Allo scudetto seguirono quattro secondi posti consecutivi. Finisce il ciclo Bernardini (a cui venivano imputati i due secondi posti dopo lo scudetto).

Nel campionato 1958-59, con l’ungherese Czeizler alla guida tecnica della squadra, la Fiorentina è travolgente: segna 95 reti in 34 partite, grazie ad un attacco mitraglia: Hamrin, Montuori, Lojacono… Una marcia inarrestabile rovinata dalla sconfitta interna con la Spal (1-2, dopo il vantaggio iniziale) e dallo scontro diretto con il Milan … nuovamente secondi!

L’anno dopo venne ingaggiato Luis Carniglia, vincitore di due Coppe dei Campioni con il Real Madrid, ma il risultato non cambiò: ancora secondi!

Ai soci ed ai sostenitori viola arrivare secondi non bastava più: era un insuccesso!

Via anche Carniglia, tornò Czeizler, con il compito di favorire il trasferimento e l’ambientamento di Hidegkuti sulla panchina viola. All’epoca l’Ungheria era nella cortina di ferro costituita dai paesi socialisti dell’Europa Orientale ed il trasferimento di sportivi in Occidente era praticamente impossibile. Nandor Hidegkuti era una delle maggiori glorie calcistiche del paese, protagonista della squadra d’oro degli anni Cinquanta, impersonando un ruolo nuovo, quello del centravanti arretrato, portandolo alla ribalta internazionale.

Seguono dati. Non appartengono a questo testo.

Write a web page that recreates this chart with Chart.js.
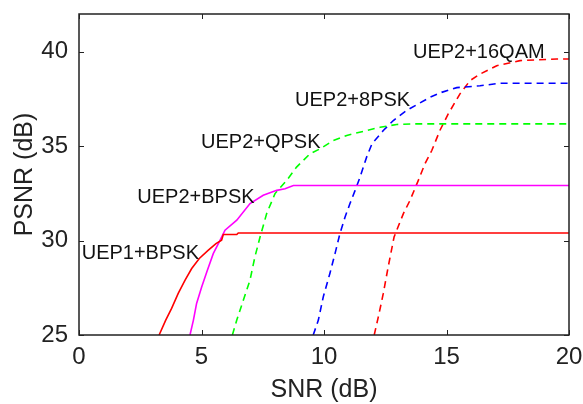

Il 1960-61 divenne, necessariamente, un campionato di transizione, ma la stagione si concluse con un doppio successo: vittoria della prima edizione della Coppa delle Coppe e della Coppa Italia.

Due successi che arrivarono durante il passaggio di consegne da Befani, sfiduciato per i secondi posti, ad un altro Enrico, Longinotti industriale del ferro in cui si ripongono tante speranze.